**Request:** Retype, please, the listing from its opening line through the line that contains "from mpl_toolkits.mplot3d import proj3d", both included, without the pictures.
- - - -
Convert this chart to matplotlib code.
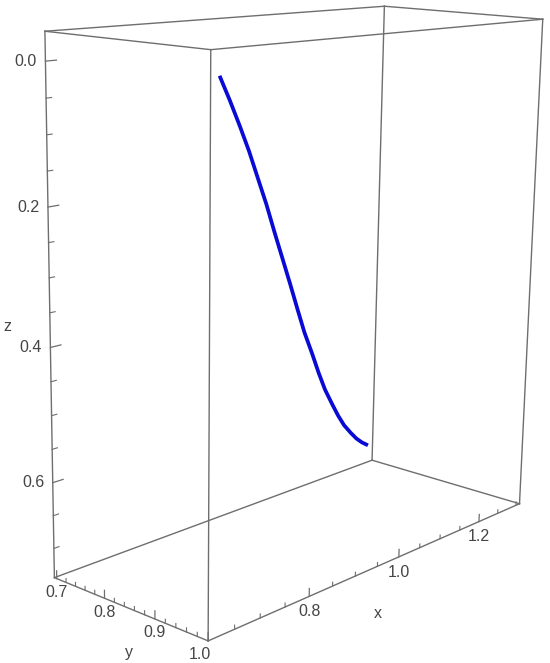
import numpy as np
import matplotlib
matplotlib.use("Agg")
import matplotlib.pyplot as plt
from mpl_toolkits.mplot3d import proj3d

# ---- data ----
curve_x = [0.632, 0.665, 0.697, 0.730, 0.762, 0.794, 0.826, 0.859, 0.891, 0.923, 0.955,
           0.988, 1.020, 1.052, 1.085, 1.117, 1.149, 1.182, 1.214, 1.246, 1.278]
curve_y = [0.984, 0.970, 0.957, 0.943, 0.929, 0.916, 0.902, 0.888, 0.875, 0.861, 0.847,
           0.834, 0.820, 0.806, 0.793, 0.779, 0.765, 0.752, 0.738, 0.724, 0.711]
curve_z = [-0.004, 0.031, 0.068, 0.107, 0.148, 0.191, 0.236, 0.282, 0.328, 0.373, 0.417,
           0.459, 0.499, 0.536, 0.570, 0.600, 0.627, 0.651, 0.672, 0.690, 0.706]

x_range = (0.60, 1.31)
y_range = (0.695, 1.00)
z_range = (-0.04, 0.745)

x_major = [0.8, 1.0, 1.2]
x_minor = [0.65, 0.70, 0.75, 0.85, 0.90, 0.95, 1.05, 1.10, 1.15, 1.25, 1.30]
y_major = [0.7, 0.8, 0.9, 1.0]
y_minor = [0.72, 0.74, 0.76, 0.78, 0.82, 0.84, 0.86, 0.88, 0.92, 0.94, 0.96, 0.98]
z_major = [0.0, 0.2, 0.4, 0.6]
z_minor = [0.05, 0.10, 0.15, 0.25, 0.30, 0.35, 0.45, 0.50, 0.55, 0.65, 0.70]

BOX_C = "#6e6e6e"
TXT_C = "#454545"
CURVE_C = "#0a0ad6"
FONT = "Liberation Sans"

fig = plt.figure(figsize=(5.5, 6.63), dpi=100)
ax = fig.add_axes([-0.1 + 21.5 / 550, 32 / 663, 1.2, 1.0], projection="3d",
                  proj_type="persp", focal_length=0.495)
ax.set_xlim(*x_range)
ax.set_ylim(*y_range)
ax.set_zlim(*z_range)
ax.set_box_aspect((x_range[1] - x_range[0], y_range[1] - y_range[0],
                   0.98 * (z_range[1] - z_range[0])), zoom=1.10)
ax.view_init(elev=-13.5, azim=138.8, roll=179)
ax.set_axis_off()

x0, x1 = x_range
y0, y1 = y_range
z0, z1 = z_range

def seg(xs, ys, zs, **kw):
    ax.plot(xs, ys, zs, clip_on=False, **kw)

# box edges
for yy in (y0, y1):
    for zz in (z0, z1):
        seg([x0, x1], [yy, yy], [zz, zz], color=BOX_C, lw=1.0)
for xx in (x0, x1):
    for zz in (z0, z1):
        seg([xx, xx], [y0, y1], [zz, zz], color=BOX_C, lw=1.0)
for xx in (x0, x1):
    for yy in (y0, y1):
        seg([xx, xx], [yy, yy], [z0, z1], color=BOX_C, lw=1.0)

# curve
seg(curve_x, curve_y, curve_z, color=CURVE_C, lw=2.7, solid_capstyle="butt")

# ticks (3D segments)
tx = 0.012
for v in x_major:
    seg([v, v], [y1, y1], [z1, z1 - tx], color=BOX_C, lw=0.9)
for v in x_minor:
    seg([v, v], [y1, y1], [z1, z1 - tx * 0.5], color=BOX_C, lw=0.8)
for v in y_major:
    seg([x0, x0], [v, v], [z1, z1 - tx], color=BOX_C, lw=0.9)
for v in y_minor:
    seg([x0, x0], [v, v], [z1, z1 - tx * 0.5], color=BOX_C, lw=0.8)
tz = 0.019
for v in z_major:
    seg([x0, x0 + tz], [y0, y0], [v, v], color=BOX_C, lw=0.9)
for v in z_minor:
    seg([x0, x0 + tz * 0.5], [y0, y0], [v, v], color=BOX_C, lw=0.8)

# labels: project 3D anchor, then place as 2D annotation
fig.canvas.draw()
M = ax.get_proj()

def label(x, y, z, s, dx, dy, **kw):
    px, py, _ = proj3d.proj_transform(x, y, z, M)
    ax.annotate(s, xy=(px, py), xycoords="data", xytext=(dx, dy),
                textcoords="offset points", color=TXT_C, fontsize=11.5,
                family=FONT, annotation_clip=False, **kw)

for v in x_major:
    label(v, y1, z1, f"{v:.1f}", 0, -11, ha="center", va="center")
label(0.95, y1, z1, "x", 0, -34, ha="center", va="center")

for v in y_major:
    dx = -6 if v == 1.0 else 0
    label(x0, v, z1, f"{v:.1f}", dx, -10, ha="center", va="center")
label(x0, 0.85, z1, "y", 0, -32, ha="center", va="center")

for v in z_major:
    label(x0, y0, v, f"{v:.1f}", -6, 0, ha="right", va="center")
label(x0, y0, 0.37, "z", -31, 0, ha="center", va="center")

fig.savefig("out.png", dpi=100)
- - - -
**Written solution:**
Convert this chart to matplotlib code.
import numpy as np
import matplotlib
matplotlib.use("Agg")
import matplotlib.pyplot as plt
from mpl_toolkits.mplot3d import proj3d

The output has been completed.